Check every line of the data below for the string "code", and copy the ones that hold it.

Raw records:
▬▬▬▬▬▬
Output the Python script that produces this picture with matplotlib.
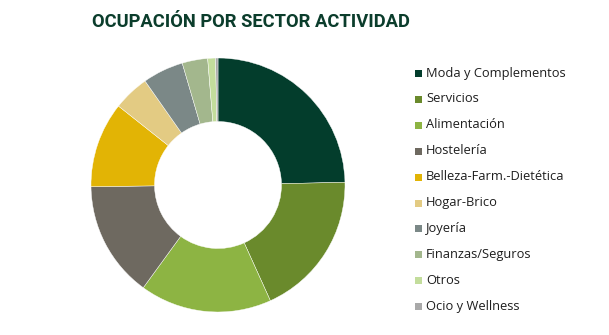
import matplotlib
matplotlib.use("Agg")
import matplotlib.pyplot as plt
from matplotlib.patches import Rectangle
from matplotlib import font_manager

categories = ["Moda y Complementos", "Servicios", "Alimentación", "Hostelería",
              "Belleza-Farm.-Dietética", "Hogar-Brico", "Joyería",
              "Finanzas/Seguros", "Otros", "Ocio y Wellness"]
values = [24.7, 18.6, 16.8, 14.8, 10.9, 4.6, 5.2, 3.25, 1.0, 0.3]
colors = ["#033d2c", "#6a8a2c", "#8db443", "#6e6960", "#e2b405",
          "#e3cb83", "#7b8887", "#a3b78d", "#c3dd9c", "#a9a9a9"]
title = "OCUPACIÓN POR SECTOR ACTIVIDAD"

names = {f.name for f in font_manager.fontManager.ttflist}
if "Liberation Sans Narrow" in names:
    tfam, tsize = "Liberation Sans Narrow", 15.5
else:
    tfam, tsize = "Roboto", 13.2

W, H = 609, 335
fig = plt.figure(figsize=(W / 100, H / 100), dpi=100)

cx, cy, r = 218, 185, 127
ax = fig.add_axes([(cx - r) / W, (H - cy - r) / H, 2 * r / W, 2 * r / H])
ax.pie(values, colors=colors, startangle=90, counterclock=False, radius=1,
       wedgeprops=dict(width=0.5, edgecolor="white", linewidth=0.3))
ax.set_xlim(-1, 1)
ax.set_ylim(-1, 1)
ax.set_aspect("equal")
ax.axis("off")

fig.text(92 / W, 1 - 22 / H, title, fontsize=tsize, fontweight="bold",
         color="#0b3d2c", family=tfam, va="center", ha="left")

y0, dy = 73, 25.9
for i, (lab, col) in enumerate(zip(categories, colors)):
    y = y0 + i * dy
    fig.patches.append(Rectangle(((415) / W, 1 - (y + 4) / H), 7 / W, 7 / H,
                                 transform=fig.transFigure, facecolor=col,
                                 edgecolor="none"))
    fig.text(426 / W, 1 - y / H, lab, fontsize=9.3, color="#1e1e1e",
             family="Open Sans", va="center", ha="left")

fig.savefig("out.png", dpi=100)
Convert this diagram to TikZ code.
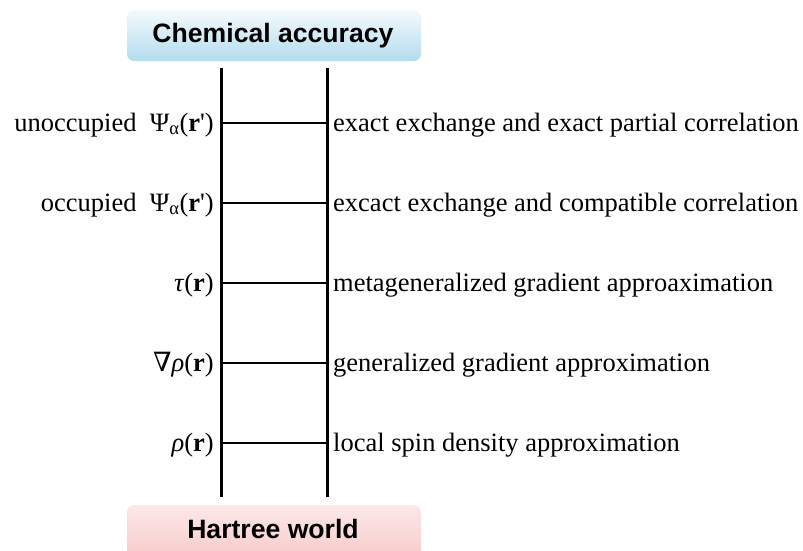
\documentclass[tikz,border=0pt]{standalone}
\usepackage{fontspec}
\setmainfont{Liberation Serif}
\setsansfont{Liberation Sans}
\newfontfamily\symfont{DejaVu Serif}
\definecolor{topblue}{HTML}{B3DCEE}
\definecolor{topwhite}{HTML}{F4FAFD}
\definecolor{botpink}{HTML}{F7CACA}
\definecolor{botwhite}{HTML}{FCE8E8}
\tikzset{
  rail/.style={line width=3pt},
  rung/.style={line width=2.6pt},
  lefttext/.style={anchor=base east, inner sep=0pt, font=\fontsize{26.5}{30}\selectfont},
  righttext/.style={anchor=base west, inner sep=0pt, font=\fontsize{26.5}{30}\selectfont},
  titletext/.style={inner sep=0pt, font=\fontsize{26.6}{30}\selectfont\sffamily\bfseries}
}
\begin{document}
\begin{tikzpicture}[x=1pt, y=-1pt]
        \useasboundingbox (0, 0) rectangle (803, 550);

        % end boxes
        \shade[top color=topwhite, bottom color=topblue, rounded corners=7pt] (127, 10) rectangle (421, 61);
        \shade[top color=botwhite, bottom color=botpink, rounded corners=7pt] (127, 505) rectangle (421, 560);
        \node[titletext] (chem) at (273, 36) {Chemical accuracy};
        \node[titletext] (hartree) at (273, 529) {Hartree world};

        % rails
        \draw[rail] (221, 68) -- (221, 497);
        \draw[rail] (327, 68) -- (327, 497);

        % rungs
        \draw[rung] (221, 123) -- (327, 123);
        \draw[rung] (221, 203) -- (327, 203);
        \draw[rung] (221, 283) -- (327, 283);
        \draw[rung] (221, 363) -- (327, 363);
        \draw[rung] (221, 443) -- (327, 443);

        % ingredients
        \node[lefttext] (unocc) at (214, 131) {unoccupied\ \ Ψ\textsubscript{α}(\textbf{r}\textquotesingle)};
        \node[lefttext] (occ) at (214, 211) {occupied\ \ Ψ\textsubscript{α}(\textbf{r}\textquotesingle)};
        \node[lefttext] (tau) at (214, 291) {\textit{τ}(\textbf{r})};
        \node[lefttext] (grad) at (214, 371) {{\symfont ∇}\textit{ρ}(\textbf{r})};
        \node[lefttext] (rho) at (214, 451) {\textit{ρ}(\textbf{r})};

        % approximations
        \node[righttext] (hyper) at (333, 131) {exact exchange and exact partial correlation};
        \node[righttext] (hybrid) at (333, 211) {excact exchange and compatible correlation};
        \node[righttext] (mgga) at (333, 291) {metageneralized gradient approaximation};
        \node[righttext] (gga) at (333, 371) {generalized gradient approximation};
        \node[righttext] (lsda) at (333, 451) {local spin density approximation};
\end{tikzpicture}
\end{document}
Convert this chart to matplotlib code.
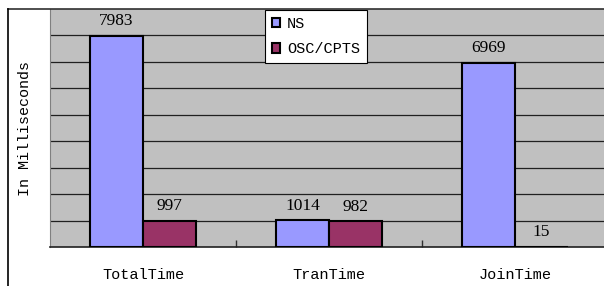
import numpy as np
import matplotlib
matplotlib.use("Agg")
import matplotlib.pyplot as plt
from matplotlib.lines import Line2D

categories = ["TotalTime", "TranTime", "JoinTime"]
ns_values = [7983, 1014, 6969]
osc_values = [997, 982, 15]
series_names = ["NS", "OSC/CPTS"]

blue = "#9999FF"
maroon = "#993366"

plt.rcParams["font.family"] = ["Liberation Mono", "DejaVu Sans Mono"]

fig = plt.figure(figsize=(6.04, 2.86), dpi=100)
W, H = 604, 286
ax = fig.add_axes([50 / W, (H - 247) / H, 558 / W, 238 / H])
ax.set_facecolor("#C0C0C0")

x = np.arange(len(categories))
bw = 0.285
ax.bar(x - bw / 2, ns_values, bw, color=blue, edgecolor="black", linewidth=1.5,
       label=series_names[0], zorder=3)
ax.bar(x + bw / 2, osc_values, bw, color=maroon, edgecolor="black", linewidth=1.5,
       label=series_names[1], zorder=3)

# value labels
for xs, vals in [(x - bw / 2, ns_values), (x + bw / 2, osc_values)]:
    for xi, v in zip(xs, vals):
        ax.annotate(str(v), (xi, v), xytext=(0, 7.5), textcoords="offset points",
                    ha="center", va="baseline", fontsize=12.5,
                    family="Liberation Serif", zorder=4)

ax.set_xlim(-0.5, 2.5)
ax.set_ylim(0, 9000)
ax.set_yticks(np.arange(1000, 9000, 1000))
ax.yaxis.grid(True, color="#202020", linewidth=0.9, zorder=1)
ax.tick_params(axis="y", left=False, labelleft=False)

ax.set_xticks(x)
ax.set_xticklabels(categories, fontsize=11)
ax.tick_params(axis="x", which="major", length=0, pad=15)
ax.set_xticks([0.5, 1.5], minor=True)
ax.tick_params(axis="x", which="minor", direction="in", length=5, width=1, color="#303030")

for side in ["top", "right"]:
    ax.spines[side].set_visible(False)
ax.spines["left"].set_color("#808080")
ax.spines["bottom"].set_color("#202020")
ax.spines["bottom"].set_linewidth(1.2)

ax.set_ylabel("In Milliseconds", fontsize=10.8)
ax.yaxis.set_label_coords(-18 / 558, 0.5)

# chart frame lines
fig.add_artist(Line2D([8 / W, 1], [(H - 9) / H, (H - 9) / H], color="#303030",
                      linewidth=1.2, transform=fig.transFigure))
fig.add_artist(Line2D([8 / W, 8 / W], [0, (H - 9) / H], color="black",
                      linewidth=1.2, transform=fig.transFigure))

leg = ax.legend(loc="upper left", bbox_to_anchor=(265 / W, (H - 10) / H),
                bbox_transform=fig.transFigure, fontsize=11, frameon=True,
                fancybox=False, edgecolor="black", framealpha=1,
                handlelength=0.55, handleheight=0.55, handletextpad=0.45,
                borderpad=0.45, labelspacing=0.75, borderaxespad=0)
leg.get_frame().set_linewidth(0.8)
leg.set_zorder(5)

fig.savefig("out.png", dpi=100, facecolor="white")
▬▬▬▬▬▬
Finished answer:
Convert this diagram to TikZ code.
Convert this chart to matplotlib code.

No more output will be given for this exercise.